## Stated task
Could you write out the opening lines of the data, word for word, stopping after the line that contains "label_shift_px = [26.5, 30.5, 28.5, 26, 34]"?

## Provided data
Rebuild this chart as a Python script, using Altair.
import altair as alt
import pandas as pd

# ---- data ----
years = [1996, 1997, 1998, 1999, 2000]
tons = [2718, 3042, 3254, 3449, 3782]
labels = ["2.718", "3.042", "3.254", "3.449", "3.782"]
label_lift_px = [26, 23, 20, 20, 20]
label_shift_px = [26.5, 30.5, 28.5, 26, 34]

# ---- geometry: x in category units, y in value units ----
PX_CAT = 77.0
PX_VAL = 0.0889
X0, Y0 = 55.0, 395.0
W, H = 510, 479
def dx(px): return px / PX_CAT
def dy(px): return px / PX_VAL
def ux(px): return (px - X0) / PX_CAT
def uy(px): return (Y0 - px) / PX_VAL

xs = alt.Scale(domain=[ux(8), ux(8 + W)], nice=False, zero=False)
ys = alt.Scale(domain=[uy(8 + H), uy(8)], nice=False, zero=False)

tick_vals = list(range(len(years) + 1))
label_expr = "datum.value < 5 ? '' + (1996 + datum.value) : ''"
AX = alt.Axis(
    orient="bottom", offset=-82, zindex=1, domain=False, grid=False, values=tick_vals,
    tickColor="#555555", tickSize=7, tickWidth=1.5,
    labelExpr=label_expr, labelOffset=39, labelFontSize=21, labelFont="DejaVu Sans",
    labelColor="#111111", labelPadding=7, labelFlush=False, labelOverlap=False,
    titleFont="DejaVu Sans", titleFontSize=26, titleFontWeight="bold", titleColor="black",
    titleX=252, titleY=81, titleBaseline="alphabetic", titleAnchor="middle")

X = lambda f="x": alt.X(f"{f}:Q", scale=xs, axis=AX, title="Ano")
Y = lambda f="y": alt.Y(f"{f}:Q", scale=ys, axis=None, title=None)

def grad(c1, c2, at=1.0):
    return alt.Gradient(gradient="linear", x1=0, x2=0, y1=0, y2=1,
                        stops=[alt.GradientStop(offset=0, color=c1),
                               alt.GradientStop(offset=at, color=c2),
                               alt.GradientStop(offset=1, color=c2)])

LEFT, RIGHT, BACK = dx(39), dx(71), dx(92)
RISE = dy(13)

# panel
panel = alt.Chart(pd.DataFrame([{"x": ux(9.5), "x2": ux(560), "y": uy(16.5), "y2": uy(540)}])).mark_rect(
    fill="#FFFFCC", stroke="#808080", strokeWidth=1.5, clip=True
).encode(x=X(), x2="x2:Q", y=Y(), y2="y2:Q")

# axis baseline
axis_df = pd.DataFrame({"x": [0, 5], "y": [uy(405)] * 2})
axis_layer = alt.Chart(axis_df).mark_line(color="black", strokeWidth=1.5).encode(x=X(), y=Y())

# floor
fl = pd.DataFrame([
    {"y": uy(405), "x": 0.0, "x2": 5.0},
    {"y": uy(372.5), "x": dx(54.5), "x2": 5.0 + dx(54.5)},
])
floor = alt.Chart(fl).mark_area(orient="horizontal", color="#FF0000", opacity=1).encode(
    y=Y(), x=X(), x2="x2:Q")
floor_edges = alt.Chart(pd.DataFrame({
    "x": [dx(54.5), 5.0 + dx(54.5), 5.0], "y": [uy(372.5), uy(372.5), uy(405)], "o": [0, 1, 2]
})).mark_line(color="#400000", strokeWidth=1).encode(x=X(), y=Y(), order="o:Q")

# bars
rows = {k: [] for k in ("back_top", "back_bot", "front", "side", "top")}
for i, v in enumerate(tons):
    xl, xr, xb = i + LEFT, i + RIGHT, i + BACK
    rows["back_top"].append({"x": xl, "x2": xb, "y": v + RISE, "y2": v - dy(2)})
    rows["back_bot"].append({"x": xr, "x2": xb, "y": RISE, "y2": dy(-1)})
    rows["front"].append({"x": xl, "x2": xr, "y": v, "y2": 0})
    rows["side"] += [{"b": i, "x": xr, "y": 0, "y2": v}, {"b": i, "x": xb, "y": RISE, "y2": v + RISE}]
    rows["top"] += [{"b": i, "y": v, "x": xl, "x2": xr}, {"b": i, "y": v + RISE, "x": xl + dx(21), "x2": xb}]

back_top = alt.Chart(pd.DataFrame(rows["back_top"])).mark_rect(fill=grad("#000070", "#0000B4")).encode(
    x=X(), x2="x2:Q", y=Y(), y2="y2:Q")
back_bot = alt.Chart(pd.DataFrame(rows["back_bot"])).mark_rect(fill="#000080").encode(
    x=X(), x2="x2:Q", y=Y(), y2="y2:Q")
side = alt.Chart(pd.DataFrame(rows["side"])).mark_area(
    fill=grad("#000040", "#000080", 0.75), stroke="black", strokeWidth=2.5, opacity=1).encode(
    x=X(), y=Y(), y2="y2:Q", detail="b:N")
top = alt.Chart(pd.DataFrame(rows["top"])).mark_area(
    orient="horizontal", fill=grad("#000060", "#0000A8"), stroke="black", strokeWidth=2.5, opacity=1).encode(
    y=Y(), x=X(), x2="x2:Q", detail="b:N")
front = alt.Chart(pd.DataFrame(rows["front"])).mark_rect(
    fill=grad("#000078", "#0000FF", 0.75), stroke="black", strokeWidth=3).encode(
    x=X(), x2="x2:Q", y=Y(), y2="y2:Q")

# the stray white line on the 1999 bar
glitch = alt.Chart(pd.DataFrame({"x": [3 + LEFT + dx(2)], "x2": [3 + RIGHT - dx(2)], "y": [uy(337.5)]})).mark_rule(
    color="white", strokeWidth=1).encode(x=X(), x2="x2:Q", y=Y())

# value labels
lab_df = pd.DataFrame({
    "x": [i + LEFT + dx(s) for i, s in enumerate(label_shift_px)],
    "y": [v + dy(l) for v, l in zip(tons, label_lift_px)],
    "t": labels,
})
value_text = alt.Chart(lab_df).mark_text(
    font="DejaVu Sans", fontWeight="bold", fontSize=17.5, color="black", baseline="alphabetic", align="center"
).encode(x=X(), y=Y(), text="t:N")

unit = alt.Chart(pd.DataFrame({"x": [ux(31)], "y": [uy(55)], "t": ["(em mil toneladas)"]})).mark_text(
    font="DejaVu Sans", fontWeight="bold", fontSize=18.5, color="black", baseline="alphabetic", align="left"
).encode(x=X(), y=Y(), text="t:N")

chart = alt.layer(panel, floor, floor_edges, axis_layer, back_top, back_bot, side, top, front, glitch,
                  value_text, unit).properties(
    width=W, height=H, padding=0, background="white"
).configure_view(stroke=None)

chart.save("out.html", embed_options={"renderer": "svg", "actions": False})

## Full output
Rebuild this chart as a Python script, using Altair.
import altair as alt
import pandas as pd

# ---- data ----
years = [1996, 1997, 1998, 1999, 2000]
tons = [2718, 3042, 3254, 3449, 3782]
labels = ["2.718", "3.042", "3.254", "3.449", "3.782"]
label_lift_px = [26, 23, 20, 20, 20]
label_shift_px = [26.5, 30.5, 28.5, 26, 34]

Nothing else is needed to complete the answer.